A Defensora Pública deu entrada no pedido de tutela de urgência, solicitando que o juiz considerasse suprida a documentação somente com o CPF e certidão de nascimento e ainda que o adolescente com morte encefálica fosse reconhecido como doador identificado, para que o transplante pudesse ocorrer. A entrada do pedido ocorreu à 23h30 do dia 15, foi feito também contato com a assessoria do juiz plantonista, para explicar a gravidade do caso, sendo que o magistrado tem o prazo de até 24 horas para fazer a análise, contudo o parecer favorável foi expedido por volta das 11h do dia 16, tendo sido prolatada a decisão concedendo o pleito da Defensoria.
“Quando a decisão saiu imediatamente enviamos para a assistente social da Central de Transplantes que acompanhava o caso, assim como para a mãe do adolescente, e informamos que por ter assinatura eletrônica já poderia ser efetivada a captação, independente da entrega pelo oficial de justiça, o que também foi feito.
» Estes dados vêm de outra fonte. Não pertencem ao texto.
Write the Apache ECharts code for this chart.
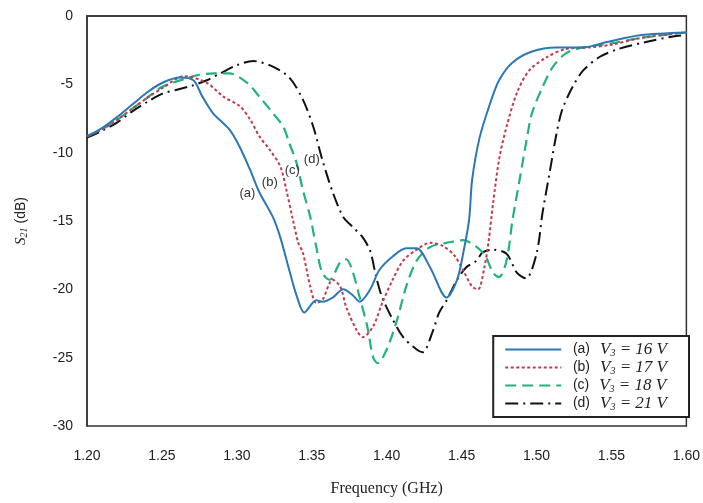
<!DOCTYPE html>
<html><head><meta charset="utf-8">
<script src="https://cdn.jsdelivr.net/npm/echarts@6/dist/echarts.min.js"></script>
<style>html,body{margin:0;padding:0;background:#fff}#c{width:703px;height:503px}</style>
</head><body><div id="c"></div>
<script>
// ---- data (frequency in GHz, S21 in dB) ----
const fA = [1.20,1.21,1.22,1.23,1.24,1.25,1.262,1.271,1.277,1.284,1.295,1.302,1.309,1.315,1.324,1.329,1.335,1.340,1.345,1.353,1.357,1.364,1.371,1.377,1.382,1.389,1.395,1.404,1.413,1.420,1.429,1.440,1.447,1.451,1.455,1.457,1.462,1.469,1.475,1.484,1.497,1.513,1.531,1.547,1.569,1.60];
const sA = [-8.8,-8.2,-7.4,-6.5,-5.6,-4.9,-4.5,-4.7,-5.9,-7.1,-8.3,-9.6,-11.3,-12.9,-14.7,-16.2,-18.6,-20.5,-21.7,-20.8,-20.9,-20.6,-20.0,-20.4,-20.9,-20.0,-18.6,-17.6,-17.0,-17.0,-18.4,-20.6,-19.3,-17.4,-14.9,-12.0,-8.9,-6.4,-4.7,-3.4,-2.6,-2.3,-2.3,-1.9,-1.4,-1.2];

const fB = [1.20,1.21,1.22,1.23,1.24,1.25,1.265,1.280,1.291,1.302,1.309,1.315,1.322,1.329,1.333,1.337,1.341,1.344,1.349,1.353,1.357,1.364,1.369,1.373,1.380,1.384,1.391,1.397,1.404,1.411,1.420,1.429,1.437,1.445,1.451,1.457,1.461,1.465,1.468,1.471,1.475,1.480,1.487,1.495,1.507,1.520,1.535,1.550,1.570,1.60];
const sB = [-8.8,-8.3,-7.6,-6.8,-6.0,-5.3,-4.4,-4.9,-5.9,-6.6,-7.6,-8.8,-9.8,-11.0,-12.7,-14.7,-16.6,-17.3,-19.8,-21.0,-20.8,-19.3,-19.8,-21.3,-23.0,-23.5,-22.7,-21.0,-19.3,-17.9,-17.1,-16.6,-16.8,-17.5,-18.6,-19.8,-20.0,-18.5,-16.5,-13.7,-10.5,-8.1,-5.6,-4.0,-3.0,-2.4,-2.3,-2.1,-1.6,-1.2];

const fC = [1.20,1.21,1.22,1.23,1.24,1.25,1.265,1.275,1.285,1.295,1.307,1.315,1.324,1.331,1.335,1.340,1.344,1.349,1.353,1.357,1.362,1.369,1.373,1.377,1.382,1.387,1.391,1.394,1.400,1.407,1.413,1.420,1.429,1.440,1.451,1.460,1.466,1.471,1.475,1.480,1.484,1.489,1.493,1.497,1.504,1.511,1.520,1.531,1.550,1.570,1.60];
const sC = [-8.8,-8.3,-7.6,-6.8,-6.0,-5.2,-4.6,-4.3,-4.2,-4.2,-4.9,-5.9,-7.1,-8.1,-9.3,-10.8,-12.7,-14.7,-16.9,-18.8,-19.3,-18.0,-17.8,-18.6,-20.6,-22.7,-25.0,-25.4,-24.4,-22.2,-19.8,-17.9,-16.9,-16.6,-16.4,-16.9,-17.6,-18.8,-19.1,-17.9,-14.9,-11.8,-9.3,-7.1,-5.2,-3.7,-2.7,-2.3,-2.0,-1.6,-1.2];

const fD = [1.20,1.21,1.22,1.23,1.24,1.25,1.26,1.27,1.28,1.289,1.300,1.311,1.324,1.335,1.344,1.351,1.357,1.364,1.371,1.377,1.384,1.389,1.393,1.397,1.404,1.411,1.420,1.424,1.431,1.435,1.440,1.447,1.453,1.460,1.464,1.471,1.480,1.487,1.493,1.500,1.504,1.509,1.513,1.517,1.524,1.531,1.542,1.555,1.573,1.591,1.60];
const sD = [-8.9,-8.4,-7.8,-7.0,-6.3,-5.7,-5.4,-5.1,-4.7,-4.2,-3.6,-3.3,-3.7,-4.5,-6.1,-8.1,-10.5,-12.9,-14.7,-15.4,-16.2,-17.2,-19.1,-20.6,-22.2,-23.5,-24.4,-24.6,-23.0,-21.7,-20.8,-19.3,-18.4,-17.9,-17.3,-17.1,-17.4,-18.8,-19.2,-17.4,-14.4,-11.3,-8.8,-6.9,-5.2,-4.0,-3.0,-2.4,-1.9,-1.5,-1.4];

const seriesNames = ['(a)','(b)','(c)','(d)'];
const voltages = ['16','17','18','21'];
// curve tag label anchors [GHz, dB]
const tagPos = [[1.307,-13.0],[1.322,-12.2],[1.337,-11.3],[1.350,-10.5]];
const xTicks = [1.20,1.25,1.30,1.35,1.40,1.45,1.50,1.55,1.60];
const yTicks = [0,-5,-10,-15,-20,-25,-30];

const zip = (f, s) => f.map((v, i) => [v, s[i]]);
const colors = ['#2b78b5', '#c23a4e', '#22b27a', '#111111'];
const dashes = ['solid', [3,2.5], [11,6], [13,5,2,5]];
const widths = [2, 2, 2.2, 2];
const datas = [zip(fA,sA), zip(fB,sB), zip(fC,sC), zip(fD,sD)];

const chart = echarts.init(document.getElementById('c'), null, {renderer: 'canvas'});
const series = datas.map((d, i) => ({
  name: seriesNames[i],
  type: 'line',
  data: d,
  symbol: 'none',
  smooth: 0.3,
  lineStyle: {color: colors[i], width: widths[i], type: dashes[i]},
  itemStyle: {color: colors[i]},
  z: 5 - i,
  markPoint: {
    symbol: 'circle', symbolSize: 1, silent: true,
    itemStyle: {color: 'rgba(0,0,0,0)'},
    label: {show: true, position: 'inside', formatter: seriesNames[i], color: '#333', fontFamily: 'Liberation Sans', fontSize: 13},
    data: [{coord: tagPos[i]}]
  }
}));

chart.setOption({
  animation: false,
  backgroundColor: '#fff',
  grid: {left: 87, right: 16, top: 16, bottom: 77, show: true, borderColor: '#333', borderWidth: 1.5, backgroundColor: 'transparent'},
  xAxis: {
    type: 'value', min: 1.20, max: 1.60, interval: 0.05,
    name: 'Frequency (GHz)', nameLocation: 'middle', nameGap: 55,
    nameTextStyle: {fontFamily: 'Liberation Serif', fontSize: 16, color: '#222'},
    axisLine: {show: true, lineStyle: {color: '#333', width: 1.5}},
    axisTick: {show: false},
    splitLine: {show: false},
    axisLabel: {margin: 23, fontFamily: 'Liberation Sans', fontSize: 14, color: '#222',
      formatter: v => xTicks.some(t => Math.abs(t - v) < 1e-6) ? v.toFixed(2) : ''}
  },
  yAxis: {
    type: 'value', min: -30, max: 0, interval: 5,
    name: '{i|S}{s|21}{n| (dB)}', nameLocation: 'middle', nameGap: 58, nameRotate: 90,
    nameTextStyle: {rich: {
      i: {fontFamily: 'Liberation Serif', fontStyle: 'italic', fontSize: 15, color: '#222'},
      s: {fontFamily: 'Liberation Serif', fontStyle: 'italic', fontSize: 10, color: '#222', verticalAlign: 'bottom', padding: [6,0,0,0]},
      n: {fontFamily: 'Liberation Sans', fontSize: 14, color: '#222'}
    }},
    axisLine: {show: true, lineStyle: {color: '#333', width: 1.5}},
    axisTick: {show: false},
    splitLine: {show: false},
    axisLabel: {margin: 14, fontFamily: 'Liberation Sans', fontSize: 14, color: '#222',
      formatter: v => yTicks.indexOf(v) >= 0 ? String(v) : ''}
  },
  legend: {
    orient: 'vertical', right: 14, bottom: 86,
    backgroundColor: '#fff', borderColor: '#222', borderWidth: 2,
    padding: [5, 22, 5, 11],
    itemWidth: 56, itemHeight: 12, itemGap: 1,
    itemStyle: {opacity: 0},
    data: seriesNames,
    formatter: name => {
      const i = seriesNames.indexOf(name);
      return '  {n|' + name + '}   {i|V}{s|3}{i| = ' + voltages[i] + ' V}';
    },
    textStyle: {rich: {
      n: {fontFamily: 'Liberation Sans', fontSize: 14, color: '#222'},
      i: {fontFamily: 'Liberation Serif', fontStyle: 'italic', fontSize: 17, color: '#222'},
      s: {fontFamily: 'Liberation Serif', fontStyle: 'italic', fontSize: 10, color: '#222', verticalAlign: 'bottom', padding: [6,0,0,0]}
    }}
  },
  series: series
});
</script>
</body></html>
Às 17h30 do dia 16 foi iniciada a retirada dos órgãos e segundo informação da assistente social foi possível a realização de transplantes de fígado e rim com sucesso”, relata a Defensora Pública.
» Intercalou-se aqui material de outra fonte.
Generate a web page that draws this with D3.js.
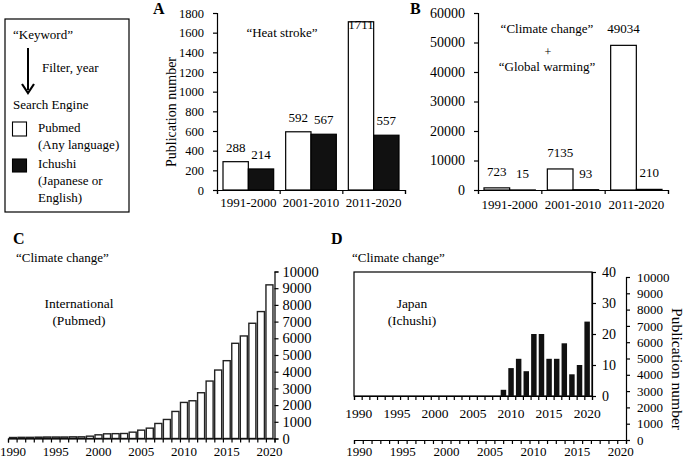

Lia Medeiros fala da sensação advinda do resultado alcançado. “Foram muitos sentimentos desde quarta-feira até ontem, primeiro o peso da responsabilidade, o fato de estar ali e de certa forma correndo contra o tempo para poder ajudar a salvar a vida de outras pessoas, o sentimento de pesar pela vida de um jovem que terminou muito precocemente devido a uma violência, o sentimento de admiração por essa mãe que, mesmo com a dor de perder um filho, estava contribuindo com tudo, ajudando com toda a documentação que pedimos para que fosse possível doar os órgãos do filho, teve ainda um sentimento de apreensão enorme que algo desse errado. Quando finalmente soubemos que tudo havia dado certo, que os transplantes haviam ocorrido com sucesso, veio uma reflexão sobre a ressignificação da questão da morte, em como um momento de dor e pesar pode se transformar em alegria e esperança para outras pessoas. Fui invadida por uma grande felicidade e me senti extremamente grata por estar nesse lugar e ter contado com a ajuda de tantas pessoas, entre colegas e servidores, que me ajudar para que pudesse fazer esse pedido e ele pudesse chegar a um resultado tão bom. No final, creio que foi mais essa reflexão mesmo e a gratidão por ser Defensora Pública e, naquele momento poder contribuir para que a vida de outras pessoas fossem salvas”, afirma.